Being an introvert is really easy. You don’t have to constantly plan your outings each and every weekend, you are comfortable enough to do things on your own, and you love it. You don’t have to keep up with hundreds of your friends like other extroverts, you only have few and they are great. You save so much money by staying home and doing nothing, its outrageous. You don’t need people to make you feel comfortable, you are good on your own, you are more independent than you know. You get to observe so many things being in the background, which other people tend to miss out. It’s like a bliss if you want it to, but sometimes its also a nightmare.

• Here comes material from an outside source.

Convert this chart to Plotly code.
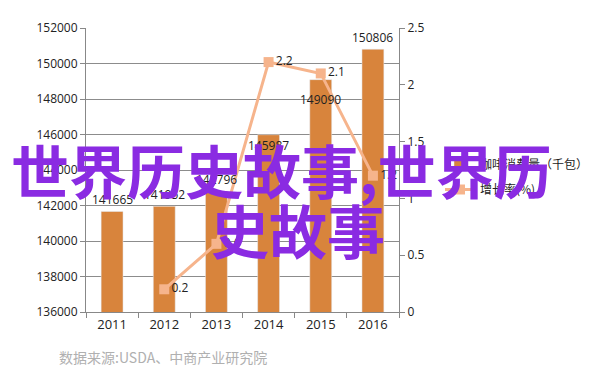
import plotly.graph_objects as go

years = ["2011", "2012", "2013", "2014", "2015", "2016"]
consumption = [141665, 141952, 142796, 145987, 149090, 150806]
growth = [None, 0.2, 0.6, 2.2, 2.1, 1.2]
bar_name = "咖啡消费量（千包）"
line_name = "增长率(%)"
overlay_line1 = "世界历史故事,世界历"
overlay_line2 = "史故事"
source_text = "数据来源:USDA、中商产业研究院"

BAR_COLOR = "#D8843C"
LINE_COLOR = "#F6B48C"
FONT = "Open Sans, Noto Sans CJK SC, sans-serif"
CJK = "Noto Sans CJK SC, sans-serif"

xpos = [int(y) for y in years]
# label vertical shifts (px) for bar value labels
label_shift = [1, 1, 1, -21, -30, 1]

fig = go.Figure()
fig.add_trace(go.Bar(
    x=xpos, y=consumption, name=bar_name, marker_color=BAR_COLOR,
    width=0.42, yaxis="y", legendgroup="a",
))
fig.add_trace(go.Scatter(
    x=xpos, y=growth, name=line_name, yaxis="y2", mode="lines+markers+text",
    line=dict(color=LINE_COLOR, width=3),
    marker=dict(symbol="square", size=10, color=LINE_COLOR),
    text=[None if g is None else f"{g}" for g in growth],
    textposition="middle right",
    textfont=dict(family=FONT, size=12, color="#222"),
    connectgaps=False, legendgroup="b",
))

annotations = []
for xp, v, s in zip(xpos, consumption, label_shift):
    annotations.append(dict(
        x=xp, y=v, xref="x", yref="y", text=str(v), showarrow=False,
        yanchor="bottom", yshift=s, font=dict(family=FONT, size=12, color="#222"),
    ))
annotations.append(dict(
    x=(281 - 86) / 313, y=(312 - 169) / 284, xref="paper", yref="paper",
    text=overlay_line1, showarrow=False, xanchor="center", yanchor="middle",
    font=dict(family=CJK, size=58, color="#8A2BE2", weight="bold"),
))
annotations.append(dict(
    x=(298 - 86) / 313, y=(312 - 229) / 284, xref="paper", yref="paper",
    text=overlay_line2, showarrow=False, xanchor="center", yanchor="middle",
    font=dict(family=CJK, size=58, color="#8A2BE2", weight="bold"),
))
annotations.append(dict(
    x=(163 - 86) / 313, y=(312 - 357) / 284, xref="paper", yref="paper",
    text=source_text, showarrow=False, xanchor="center", yanchor="middle",
    font=dict(family=CJK, size=14, color="#B0B0B0"),
))

fig.update_layout(
    width=594, height=376, autosize=False,
    margin=dict(l=78, r=203, t=20, b=72, autoexpand=False),
    paper_bgcolor="white", plot_bgcolor="white",
    font=dict(family=FONT, size=12, color="#222"),
    showlegend=True,
    legend=dict(
        x=(440 - 86) / 313, y=(312 - 150) / 284, xanchor="left", yanchor="top",
        font=dict(family=CJK, size=12, color="#222"), bgcolor="rgba(0,0,0,0)",
        tracegroupgap=6,
    ),
    xaxis=dict(
        range=[xpos[0] - 0.5, xpos[-1] + 0.5],
        tickvals=xpos, ticktext=years, ticks="",
        showline=True, linecolor="#888", linewidth=1,
        showgrid=False, zeroline=False, tickfont=dict(size=13),
        minor=dict(ticks="outside", tick0=xpos[0] - 0.5, dtick=1, ticklen=5,
                   tickcolor="#888", showgrid=False),
    ),
    yaxis=dict(
        range=[136000, 152000], dtick=2000, tickformat="d",
        showgrid=True, gridcolor="#8C8C8C",
        gridwidth=1, showline=True, linecolor="#888", ticks="outside",
        ticklen=5, tickcolor="#888", tickfont=dict(size=12), zeroline=False,
    ),
    yaxis2=dict(
        range=[0, 2.5], dtick=0.5, overlaying="y", side="right", showgrid=False,
        showline=True, linecolor="#888", ticks="outside", ticklen=5,
        tickcolor="#888", tickfont=dict(size=12), zeroline=False,
    ),
    annotations=annotations,
)

fig.write_html("out.html")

  • People think you’re arrogant or a snob because you don’t talk much. Also, thanks to your resting bitch face.

  • You suck being in contact with your friends, family, and colleagues. There’s just not enough time for yourself.

  • People constantly keep asking you why are you quiet and if you’re okay.

  • Getting exhausted within an hour of social event. And then dragging yourself until the end.

  • When you want to impress your crush/date and you have to go full extrovert. Can’t take a risk of being yourself.

  • People are shocked to see what a deep thinker you are and how many hidden talents you got because apparently in our world being quiet means you’re dumb.

  • People who are smooth talker will always be favoured more no matter how hard you work or how talented you are.

  • Every damn thing is either exhausting or overwhelming. Phone calls, meetings, dates,parties, trips, even vacations.

  • You’re a good listener. Yeah, that’s a problem because when people find some one, who genuinely listens to them they can’t stop talking or complaining.

  • You’re low key jealous of extroverts. How and where on earth did they find this never ending energy source. I can’t even.

Jealous GIF - Find & Share on GIPHY

But when you finally open up to someone you know its going to be special.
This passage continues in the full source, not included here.